Germany’s federal Anti-Discrimination Agency received 5,617 complaints in 2021 - the second-highest number since its founding in 2006.

German watchdog reports 'alarming' number of discrimination complaints

Instances of discrimination, particularly those involving racism, remain at historically high levels in Germany.

That’s according to a report released on Tuesday by Germany’s federal Anti-Discrimination Agency, which presented its figures from 2021.

The Antidiskriminierungsstelle (ADS), which was founded in 2006, provides counselling and advice to complainants, while conducting research and reporting on discrimination in Germany to the federal parliament.

The report released on Tuesday reveals that 2021 saw the second-highest annual number of complaints in the agency’s history. 2020 saw the highest number of complaints, with 6,383 instances reported.

“The number is alarming,” said agency head Ferda Ataman. 

Ataman brought up several examples during her press conference. “A wheelchair user reported to us that they weren’t allowed to board a bus, even though the bus was wheelchair accessible and there were enough places on it,” Ataman said. “A young woman reported to us that she was asked in a job interview when she wanted to become pregnant, even though asking that question isn’t allowed.
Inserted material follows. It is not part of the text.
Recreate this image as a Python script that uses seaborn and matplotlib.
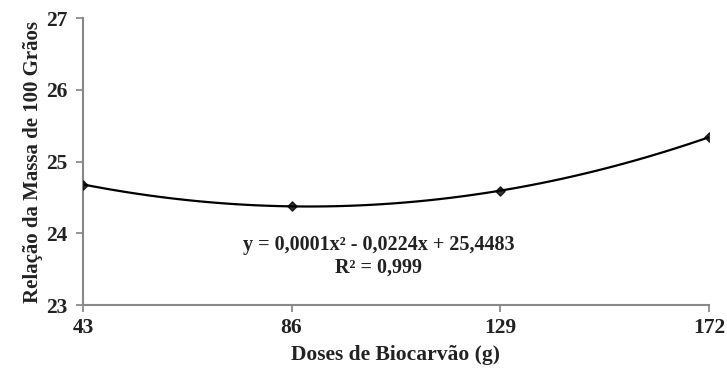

A lesbian couple reported they were turned down for a home.”

Racism complaints made up the single largest share of cases – accounting for 37 percent of all complaints to ADS in 2021.

READ ALSO: What Germans really think about the country’s racism problem

Complaints related to disability and chronic illness accounted for 32 percent of cases, followed by sex (20 percent), age (10 percent), religion (6 percent), sexual orientation (4 percent) and worldview (3 percent).

As for where the incidents occurred, a third involved complaints from people who were denied access to private services, such as shops, supermarkets, or restaurants. 28 percent related to discrimination people faced in the workplace.

More than a third of cases, however, occurred in places where the government’s anti-discrimination law only partially applies. These include within the police, in court, in education, or in open public spaces.

“Unfortunately, discrimination is still part of everyday life in Germany,” said Ataman.

Among other measures, Ataman called for a reform of German anti-discrimination law to cover more areas and give people longer than eight weeks to report an incident. She also called for more offices where people could file complaints.